## Available data
==================================================
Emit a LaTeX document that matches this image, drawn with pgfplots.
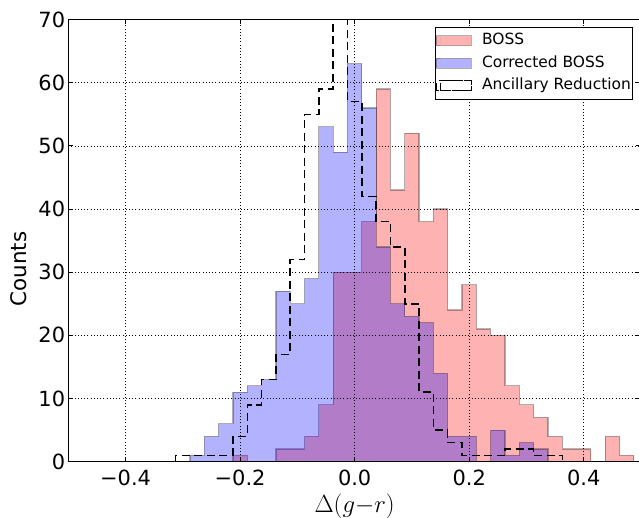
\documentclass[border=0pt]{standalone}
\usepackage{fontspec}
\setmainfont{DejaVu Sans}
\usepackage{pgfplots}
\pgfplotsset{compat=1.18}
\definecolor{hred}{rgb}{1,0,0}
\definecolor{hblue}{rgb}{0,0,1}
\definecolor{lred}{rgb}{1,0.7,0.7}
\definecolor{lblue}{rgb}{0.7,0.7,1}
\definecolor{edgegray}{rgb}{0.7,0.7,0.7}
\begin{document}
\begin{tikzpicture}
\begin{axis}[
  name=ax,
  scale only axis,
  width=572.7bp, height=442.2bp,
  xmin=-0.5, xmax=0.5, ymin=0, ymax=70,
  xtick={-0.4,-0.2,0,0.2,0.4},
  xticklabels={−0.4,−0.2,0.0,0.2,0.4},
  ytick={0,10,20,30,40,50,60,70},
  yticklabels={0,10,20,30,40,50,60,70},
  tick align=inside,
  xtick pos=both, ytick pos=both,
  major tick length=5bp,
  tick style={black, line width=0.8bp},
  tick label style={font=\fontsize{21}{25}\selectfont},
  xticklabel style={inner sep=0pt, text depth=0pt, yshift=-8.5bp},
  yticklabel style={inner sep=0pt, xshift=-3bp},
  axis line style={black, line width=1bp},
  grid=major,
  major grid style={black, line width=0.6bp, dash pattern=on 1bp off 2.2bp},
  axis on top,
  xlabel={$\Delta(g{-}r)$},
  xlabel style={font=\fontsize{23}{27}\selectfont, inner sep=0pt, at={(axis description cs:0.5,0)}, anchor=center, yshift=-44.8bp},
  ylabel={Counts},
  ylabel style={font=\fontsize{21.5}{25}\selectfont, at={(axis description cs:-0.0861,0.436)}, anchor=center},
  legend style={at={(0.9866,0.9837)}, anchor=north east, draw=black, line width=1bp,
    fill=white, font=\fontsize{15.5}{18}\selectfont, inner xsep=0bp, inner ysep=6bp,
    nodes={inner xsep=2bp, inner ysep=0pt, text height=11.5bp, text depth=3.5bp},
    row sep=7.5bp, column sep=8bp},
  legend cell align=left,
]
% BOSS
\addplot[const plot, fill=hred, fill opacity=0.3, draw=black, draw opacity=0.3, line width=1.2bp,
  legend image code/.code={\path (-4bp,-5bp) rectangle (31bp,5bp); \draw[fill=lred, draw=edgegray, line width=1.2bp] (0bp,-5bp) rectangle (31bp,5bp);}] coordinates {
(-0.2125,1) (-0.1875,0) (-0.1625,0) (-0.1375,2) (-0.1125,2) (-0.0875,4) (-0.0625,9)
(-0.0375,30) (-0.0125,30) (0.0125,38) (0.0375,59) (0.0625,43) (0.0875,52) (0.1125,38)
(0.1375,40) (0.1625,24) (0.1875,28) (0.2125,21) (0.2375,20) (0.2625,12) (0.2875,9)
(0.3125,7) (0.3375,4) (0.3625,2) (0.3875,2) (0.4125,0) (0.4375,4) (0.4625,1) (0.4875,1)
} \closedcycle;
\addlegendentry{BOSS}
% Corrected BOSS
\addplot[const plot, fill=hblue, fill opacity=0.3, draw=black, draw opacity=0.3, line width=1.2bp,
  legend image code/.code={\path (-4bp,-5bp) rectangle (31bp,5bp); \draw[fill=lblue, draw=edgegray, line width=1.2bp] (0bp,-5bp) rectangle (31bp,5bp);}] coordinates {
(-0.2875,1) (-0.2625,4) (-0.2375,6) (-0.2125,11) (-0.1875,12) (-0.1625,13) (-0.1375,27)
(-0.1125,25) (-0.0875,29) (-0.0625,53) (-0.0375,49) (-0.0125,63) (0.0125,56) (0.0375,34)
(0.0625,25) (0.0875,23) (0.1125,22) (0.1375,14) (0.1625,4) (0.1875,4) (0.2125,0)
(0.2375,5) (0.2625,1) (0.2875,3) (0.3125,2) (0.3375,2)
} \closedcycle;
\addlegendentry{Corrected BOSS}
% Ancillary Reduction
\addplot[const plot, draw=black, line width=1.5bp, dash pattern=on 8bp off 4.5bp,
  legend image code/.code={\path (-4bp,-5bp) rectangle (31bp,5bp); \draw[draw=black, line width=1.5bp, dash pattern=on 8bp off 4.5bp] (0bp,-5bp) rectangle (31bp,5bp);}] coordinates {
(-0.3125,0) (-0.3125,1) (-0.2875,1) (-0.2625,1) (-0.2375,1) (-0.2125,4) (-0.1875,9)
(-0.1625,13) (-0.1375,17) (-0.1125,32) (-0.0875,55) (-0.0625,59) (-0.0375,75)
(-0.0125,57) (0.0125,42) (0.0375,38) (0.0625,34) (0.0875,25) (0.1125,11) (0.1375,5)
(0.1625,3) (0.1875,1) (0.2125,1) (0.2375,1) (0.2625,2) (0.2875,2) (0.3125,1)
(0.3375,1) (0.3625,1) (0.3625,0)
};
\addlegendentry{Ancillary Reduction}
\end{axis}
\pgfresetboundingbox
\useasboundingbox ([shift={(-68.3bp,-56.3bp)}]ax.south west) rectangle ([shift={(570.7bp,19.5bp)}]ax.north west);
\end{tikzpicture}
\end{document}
==================================================
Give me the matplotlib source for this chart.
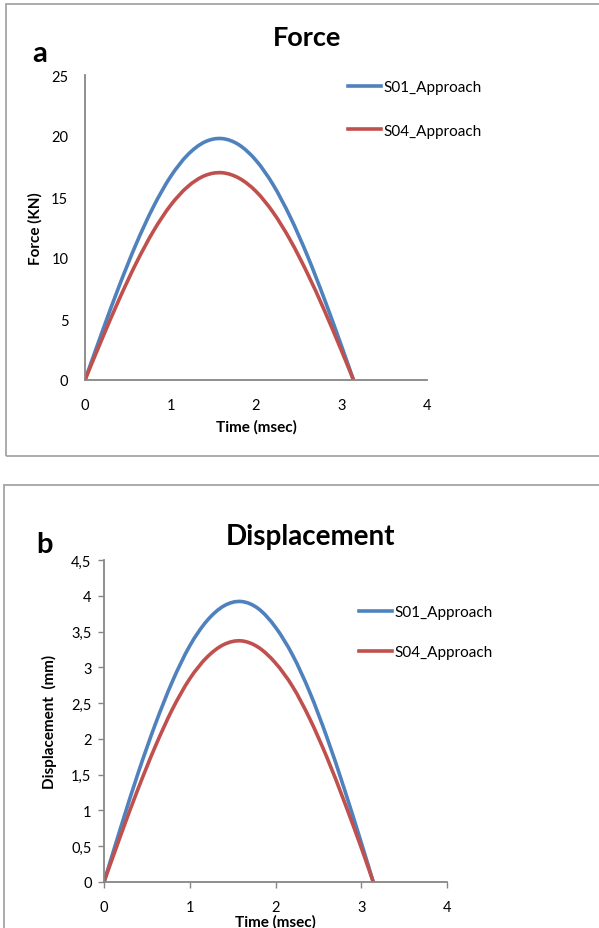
==================================================
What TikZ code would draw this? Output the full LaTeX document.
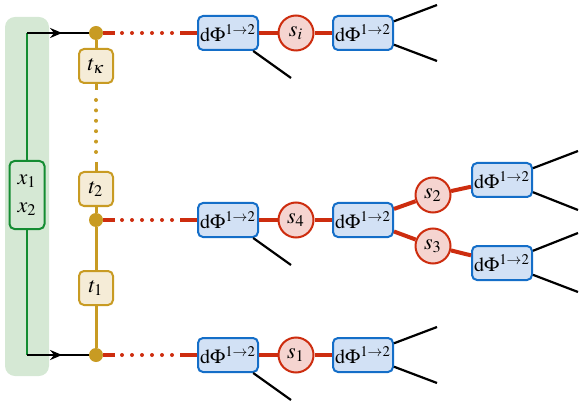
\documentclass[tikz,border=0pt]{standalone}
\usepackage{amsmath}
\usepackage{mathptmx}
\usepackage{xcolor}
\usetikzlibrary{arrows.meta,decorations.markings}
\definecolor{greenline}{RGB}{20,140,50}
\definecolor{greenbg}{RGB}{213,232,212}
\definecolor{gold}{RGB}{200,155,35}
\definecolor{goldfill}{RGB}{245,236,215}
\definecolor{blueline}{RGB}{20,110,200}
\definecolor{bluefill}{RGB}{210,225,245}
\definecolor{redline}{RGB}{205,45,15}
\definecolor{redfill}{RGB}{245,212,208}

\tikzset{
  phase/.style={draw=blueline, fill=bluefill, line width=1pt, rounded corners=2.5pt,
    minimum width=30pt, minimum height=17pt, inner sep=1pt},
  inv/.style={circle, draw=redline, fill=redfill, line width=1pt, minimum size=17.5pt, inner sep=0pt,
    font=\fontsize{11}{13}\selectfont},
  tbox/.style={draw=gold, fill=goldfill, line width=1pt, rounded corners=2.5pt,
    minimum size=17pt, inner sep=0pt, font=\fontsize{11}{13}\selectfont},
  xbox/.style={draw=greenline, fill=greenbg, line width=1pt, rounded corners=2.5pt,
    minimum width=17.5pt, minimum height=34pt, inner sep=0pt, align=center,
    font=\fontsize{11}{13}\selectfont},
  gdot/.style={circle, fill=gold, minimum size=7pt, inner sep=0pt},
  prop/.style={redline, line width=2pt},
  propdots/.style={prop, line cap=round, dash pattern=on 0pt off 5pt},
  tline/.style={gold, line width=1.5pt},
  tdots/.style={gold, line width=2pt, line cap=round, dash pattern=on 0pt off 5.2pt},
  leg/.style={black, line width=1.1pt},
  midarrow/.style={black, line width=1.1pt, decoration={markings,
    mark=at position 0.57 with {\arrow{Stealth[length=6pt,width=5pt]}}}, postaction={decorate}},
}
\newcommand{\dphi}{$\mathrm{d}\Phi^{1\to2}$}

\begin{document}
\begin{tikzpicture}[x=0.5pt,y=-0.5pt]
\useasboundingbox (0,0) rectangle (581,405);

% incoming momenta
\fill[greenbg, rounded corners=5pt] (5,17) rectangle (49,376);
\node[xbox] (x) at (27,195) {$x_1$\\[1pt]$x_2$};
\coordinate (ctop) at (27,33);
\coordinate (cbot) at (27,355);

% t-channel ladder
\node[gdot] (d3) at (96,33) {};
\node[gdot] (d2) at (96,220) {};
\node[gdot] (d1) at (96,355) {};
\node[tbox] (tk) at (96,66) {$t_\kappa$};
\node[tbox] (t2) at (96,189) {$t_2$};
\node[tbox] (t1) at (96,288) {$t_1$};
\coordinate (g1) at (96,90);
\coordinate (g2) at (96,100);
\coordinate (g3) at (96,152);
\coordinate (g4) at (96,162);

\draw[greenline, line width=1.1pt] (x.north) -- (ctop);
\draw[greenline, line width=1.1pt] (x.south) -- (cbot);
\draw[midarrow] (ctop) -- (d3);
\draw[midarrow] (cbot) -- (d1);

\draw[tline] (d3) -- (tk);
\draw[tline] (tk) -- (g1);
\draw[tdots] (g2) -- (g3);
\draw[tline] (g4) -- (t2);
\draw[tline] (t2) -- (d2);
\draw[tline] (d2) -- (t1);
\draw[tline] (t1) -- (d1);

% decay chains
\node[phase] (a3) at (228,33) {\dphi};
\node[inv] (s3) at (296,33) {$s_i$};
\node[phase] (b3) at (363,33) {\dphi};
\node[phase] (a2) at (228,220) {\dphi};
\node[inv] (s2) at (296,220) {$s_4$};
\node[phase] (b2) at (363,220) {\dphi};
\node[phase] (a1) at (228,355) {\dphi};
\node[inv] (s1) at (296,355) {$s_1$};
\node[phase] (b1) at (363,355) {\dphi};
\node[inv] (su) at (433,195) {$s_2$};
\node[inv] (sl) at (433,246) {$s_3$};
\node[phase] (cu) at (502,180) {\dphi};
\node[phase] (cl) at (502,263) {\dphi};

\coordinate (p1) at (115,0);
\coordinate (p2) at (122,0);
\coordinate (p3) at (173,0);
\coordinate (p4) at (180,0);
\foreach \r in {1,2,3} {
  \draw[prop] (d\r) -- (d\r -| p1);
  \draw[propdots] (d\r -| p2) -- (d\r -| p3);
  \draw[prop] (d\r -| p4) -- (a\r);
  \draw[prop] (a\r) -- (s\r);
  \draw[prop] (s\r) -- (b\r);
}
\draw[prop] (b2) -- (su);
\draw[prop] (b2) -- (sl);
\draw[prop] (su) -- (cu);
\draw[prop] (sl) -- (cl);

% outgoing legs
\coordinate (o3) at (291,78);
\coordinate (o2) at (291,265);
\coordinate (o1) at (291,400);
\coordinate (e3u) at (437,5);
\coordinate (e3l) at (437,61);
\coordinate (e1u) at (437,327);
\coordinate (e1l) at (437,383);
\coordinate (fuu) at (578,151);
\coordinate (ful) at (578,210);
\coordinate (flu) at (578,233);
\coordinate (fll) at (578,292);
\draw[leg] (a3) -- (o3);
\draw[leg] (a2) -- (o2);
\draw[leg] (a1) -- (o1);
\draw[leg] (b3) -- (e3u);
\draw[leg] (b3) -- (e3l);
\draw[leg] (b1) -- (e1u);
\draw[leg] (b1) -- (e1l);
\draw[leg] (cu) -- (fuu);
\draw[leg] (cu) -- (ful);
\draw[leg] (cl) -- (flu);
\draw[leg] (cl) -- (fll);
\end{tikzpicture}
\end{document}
==================================================
## What to do
Using the data above, which lines fall from the one with "What TikZ code" through the one with "(cbot) at (27,355);"? Repeat them exactly, ends included, minus any pictures.

## The completed task
What TikZ code would draw this? Output the full LaTeX document.
\documentclass[tikz,border=0pt]{standalone}
\usepackage{amsmath}
\usepackage{mathptmx}
\usepackage{xcolor}
\usetikzlibrary{arrows.meta,decorations.markings}
\definecolor{greenline}{RGB}{20,140,50}
\definecolor{greenbg}{RGB}{213,232,212}
\definecolor{gold}{RGB}{200,155,35}
\definecolor{goldfill}{RGB}{245,236,215}
\definecolor{blueline}{RGB}{20,110,200}
\definecolor{bluefill}{RGB}{210,225,245}
\definecolor{redline}{RGB}{205,45,15}
\definecolor{redfill}{RGB}{245,212,208}

\tikzset{
  phase/.style={draw=blueline, fill=bluefill, line width=1pt, rounded corners=2.5pt,
    minimum width=30pt, minimum height=17pt, inner sep=1pt},
  inv/.style={circle, draw=redline, fill=redfill, line width=1pt, minimum size=17.5pt, inner sep=0pt,
    font=\fontsize{11}{13}\selectfont},
  tbox/.style={draw=gold, fill=goldfill, line width=1pt, rounded corners=2.5pt,
    minimum size=17pt, inner sep=0pt, font=\fontsize{11}{13}\selectfont},
  xbox/.style={draw=greenline, fill=greenbg, line width=1pt, rounded corners=2.5pt,
    minimum width=17.5pt, minimum height=34pt, inner sep=0pt, align=center,
    font=\fontsize{11}{13}\selectfont},
  gdot/.style={circle, fill=gold, minimum size=7pt, inner sep=0pt},
  prop/.style={redline, line width=2pt},
  propdots/.style={prop, line cap=round, dash pattern=on 0pt off 5pt},
  tline/.style={gold, line width=1.5pt},
  tdots/.style={gold, line width=2pt, line cap=round, dash pattern=on 0pt off 5.2pt},
  leg/.style={black, line width=1.1pt},
  midarrow/.style={black, line width=1.1pt, decoration={markings,
    mark=at position 0.57 with {\arrow{Stealth[length=6pt,width=5pt]}}}, postaction={decorate}},
}
\newcommand{\dphi}{$\mathrm{d}\Phi^{1\to2}$}

\begin{document}
\begin{tikzpicture}[x=0.5pt,y=-0.5pt]
\useasboundingbox (0,0) rectangle (581,405);

% incoming momenta
\fill[greenbg, rounded corners=5pt] (5,17) rectangle (49,376);
\node[xbox] (x) at (27,195) {$x_1$\\[1pt]$x_2$};
\coordinate (ctop) at (27,33);
\coordinate (cbot) at (27,355);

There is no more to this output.